# Rat Wrasslin'



## Destrega2002 (May 10, 2007)

Alright... should I rename my white rat Jinxy and my black rat Buddy to Itchy and Scratchy? They seem to enjoy fighting... a lot... nothing serious they've been living together for awhile and they've always done this. I let them out, and they follow each other, fighting... fighting... fighting... little Stewie jumps in sometimes, pins em both and they continue... fighting...

fighting...

(moments later..)

Im laying down on my bed relaxing while little Stewie grooms my eyebrows... they jump up on my stomach, and fight there.... hmm.... there's a pattern here. I think I should make them stop watching wrestling on television. They can't possibly be still establishing a heirarchy.... its umm been a good while... could they still be working on dominance?
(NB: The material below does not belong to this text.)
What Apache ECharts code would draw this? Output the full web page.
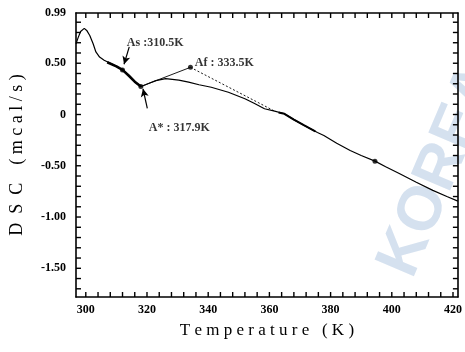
<!DOCTYPE html>
<html><head><meta charset="utf-8">
<script src="https://cdn.jsdelivr.net/npm/echarts@6/dist/echarts.min.js"></script>
<style>html,body{margin:0;padding:0;background:#fff}#c{width:465px;height:352px}</style>
</head><body><div id="c"></div>
<script>
// DSC curve: temperature (K), heat flow (mcal/s)
const curveT = [296.8,297.5,298.3,299.5,300.3,301.3,302.4,303.3,304.5,306,308,310,312,314,316,318,319.5,320.7,322.9,326.1,330.4,333.6,337,341,346.6,352,355,358.4,361.7,364.9,368,371.4,375.7,377.8,382,386.4,390,394.5,398,402.6,408,413.4,418,421.6];
const curveV = [0.69,0.75,0.81,0.84,0.82,0.77,0.69,0.61,0.56,0.53,0.50,0.47,0.435,0.38,0.32,0.273,0.29,0.305,0.33,0.35,0.335,0.315,0.29,0.266,0.217,0.153,0.11,0.056,0.033,0.007,-0.05,-0.107,-0.175,-0.205,-0.28,-0.351,-0.40,-0.455,-0.51,-0.578,-0.66,-0.74,-0.80,-0.845];
// thickened trace segments
const thickT = [307,310,312,314,316,318];
const thickV = [0.51,0.47,0.435,0.38,0.32,0.273];
const thick2T = [363,364.9,368,371.4,375];
const thick2V = [0.02,0.007,-0.05,-0.107,-0.165];
// construction lines
const baseT = [318,334.2];
const baseV = [0.273,0.46];
const dotT = [334.2,361.7];
const dotV = [0.46,0.033];
// marked points
const ptT = [312,318,334.2,394.5];
const ptV = [0.435,0.273,0.46,-0.455];
const ptLabels = ['As :310.5K','A* : 317.9K','Af : 333.5K'];
const labelT = [313.4,320.6,335.6];
const labelV = [0.70,-0.13,0.505];
// arrows
const arrowFromT = [314.2,320.1];
const arrowFromV = [0.66,0.06];
const arrowToT = [312.5,318.7];
const arrowToV = [0.49,0.25];
// axes
const xTicks = [300,320,340,360,380,400,420];
const xMinor = [300,304,308,312,316,320,324,328,332,336,340,344,348,352,356,360,364,368,372,376,380,384,388,392,396,400,404,408,412,416,420];
const yTicks = [-1.5,-1.0,-0.5,0,0.5,0.99];
const yMinor = [-1.7,-1.6,-1.5,-1.4,-1.3,-1.2,-1.1,-1.0,-0.9,-0.8,-0.7,-0.6,-0.5,-0.4,-0.3,-0.2,-0.1,0,0.1,0.2,0.3,0.4,0.5,0.6,0.7,0.8,0.9];
const xMin = 296.8, xMax = 421.6, yMin = -1.78, yMax = 0.99;

const zip = (a,b)=>a.map((v,i)=>[v,b[i]]);
const serif = 'Liberation Serif';
const fmtY = v => Math.abs(v) < 1e-9 ? '0' : (Math.abs(v-0.99)<1e-9 ? '0.99' : v.toFixed(2));
const TL = 5; // inner tick length
const tickStyle = {stroke:'#000', fill:null, lineWidth:1.4};

const chart = echarts.init(document.getElementById('c'));
const axisLine = {show:true, onZero:false, lineStyle:{color:'#000', width:1.6}};
chart.setOption({
  animation:false,
  backgroundColor:'#fff',
  grid:{left:76, right:3, top:13, bottom:55},
  graphic:[{
    type:'text', left:368, top:55, rotation: 1.17, z:-10,
    style:{text:'KOREA', fill:'rgba(150,180,215,0.4)', font:'bold 62px "Liberation Sans"'}
  }],
  xAxis:[{
    type:'value', min:xMin, max:xMax, position:'bottom',
    name:'T e m p e r a t u r e   ( K )', nameLocation:'middle', nameGap:25,
    nameTextStyle:{fontFamily:serif, fontSize:17, color:'#000'},
    axisLine:axisLine, splitLine:{show:false}, axisTick:{show:false},
    axisLabel:{customValues:xTicks, fontFamily:serif, fontWeight:'bold', fontSize:12, color:'#000', margin:7}
  },{
    type:'value', min:xMin, max:xMax, position:'top',
    axisLine:axisLine, splitLine:{show:false}, axisTick:{show:false}, axisLabel:{show:false}
  }],
  yAxis:[{
    type:'value', min:yMin, max:yMax, position:'left',
    name:'D  S  C    ( m c a l / s )', nameLocation:'middle', nameGap:50, nameRotate:90,
    nameTextStyle:{fontFamily:serif, fontSize:18, color:'#000'},
    axisLine:axisLine, splitLine:{show:false}, axisTick:{show:false},
    axisLabel:{customValues:yTicks, formatter:fmtY, fontFamily:serif, fontWeight:'bold', fontSize:12, color:'#000', margin:10}
  },{
    type:'value', min:yMin, max:yMax, position:'right',
    axisLine:axisLine, splitLine:{show:false}, axisTick:{show:false}, axisLabel:{show:false}
  }],
  series:[
    {type:'line', data:zip(curveT,curveV), showSymbol:false, lineStyle:{color:'#000', width:1.2}},
    {type:'line', data:zip(thickT,thickV), showSymbol:false, lineStyle:{color:'#000', width:2.6}},
    {type:'line', data:zip(thick2T,thick2V), showSymbol:false, lineStyle:{color:'#000', width:2}},
    {type:'line', data:zip(baseT,baseV), showSymbol:false, lineStyle:{color:'#000', width:0.9}},
    {type:'line', data:zip(dotT,dotV), showSymbol:false, lineStyle:{color:'#000', width:0.9, type:[2,2]}},
    {type:'scatter', data:zip(ptT,ptV), symbol:'circle', symbolSize:5, itemStyle:{color:'#000'}},
    {type:'scatter', data:zip(labelT,labelV), symbolSize:0,
      label:{show:true, position:'right', distance:0, formatter:p=>ptLabels[p.dataIndex],
        fontFamily:serif, fontWeight:'bold', fontSize:12, color:'#000'}},
    {type:'line', data:[], markLine:{silent:true, symbol:['none','arrow'], symbolSize:[6,8],
      label:{show:false}, lineStyle:{color:'#000', width:1.2, type:'solid'},
      data: arrowFromT.map((t,i)=>[{coord:[t,arrowFromV[i]]},{coord:[arrowToT[i],arrowToV[i]]}])}},
    // inward ticks on bottom/top (temperature) through the axis scale
    {type:'custom', clip:false, silent:true, z:5, encode:{x:0, y:1},
      data:xMinor.map(v=>[v, yMin]),
      renderItem:(params, api)=>{
        const b = api.coord([api.value(0), yMin]);
        const t = api.coord([api.value(0), yMax]);
        return {type:'group', children:[
          {type:'line', shape:{x1:b[0], y1:b[1], x2:b[0], y2:b[1]-TL}, style:tickStyle},
          {type:'line', shape:{x1:t[0], y1:t[1], x2:t[0], y2:t[1]+TL}, style:tickStyle}
        ]};
      }},
    // inward ticks on left/right (DSC) through the axis scale
    {type:'custom', clip:false, silent:true, z:5, encode:{x:0, y:1},
      data:yMinor.map(v=>[xMin, v]),
      renderItem:(params, api)=>{
        const l = api.coord([xMin, api.value(1)]);
        const r = api.coord([xMax, api.value(1)]);
        return {type:'group', children:[
          {type:'line', shape:{x1:l[0], y1:l[1], x2:l[0]+TL, y2:l[1]}, style:tickStyle},
          {type:'line', shape:{x1:r[0], y1:r[1], x2:r[0]-TL, y2:r[1]}, style:tickStyle}
        ]};
      }}
  ]
});
</script></body></html>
Oh yeah, heres a picture of Buddy napping on Stewie... thats how Buddy sleeps half of the time. Hilarious that I caught him using the lil guy as a pillow. Degrading 8O :lol: 8O


----------



## OnlyOno (Apr 4, 2007)

that's adorable.  is it bad luck to rename a rat like it is to rename a boat or a horse?  that's why i'm so slow about naming enw animals. haha, my first child will be like 4 before she has a name...


----------



## Destrega2002 (May 10, 2007)

I agree about the child naming thing, I would die if my kid had a common name.


----------



## fallinstar (Nov 26, 2006)

my mom named me nicola cuz if i didnt like it theres so many abrivations and which name did i change it 2 not nicky but nixy!! random


----------



## twitch (Jan 4, 2007)

some rats will bicker about who's boss their entire lives. others will accept the king or queen until the king/queen are dead. they won't even bicker about it when the k/q is sick and not feeling well enough to enforce anything. this seems to be the way with my cage. it wasn't until lyiint died that pocket took over and it wasn't until pocket died that dust took over after defeating snicketts. though she and snicketts would bicker from time to until they both died. spider took over after that (after beating iedani back) and though she's sick now no one is challenging her. mind you they may be a bit busy trying to establish who's second after iedani left (violet and twix seem to be vying for he position the most but kakushi gets in there every now and then too) and bribery trying to find his place now that he moved in with the girls. 

so your boys may be just rough housing with no real intent at challenging position or they may not be happy that THEY are not leader and will try from time to time throughout their lives. so long as no one gets hurt (as you say they don't) then i'd get a bag of popcorn and learn to enjoy watching the free wrestling match *grins*


----------



## Destrega2002 (May 10, 2007)

Thanks for the responses, I still can't tell which one is the most dominant rat because they wrestle so often and they each seem to win a fair share.

I also think this might have something to do with Buddy being a hyperactive, fit, messy rat and Jinxy being a slower, fatter, nitpicky rat. They probably irk each other.

I think I own the rat version of the Odd Couple...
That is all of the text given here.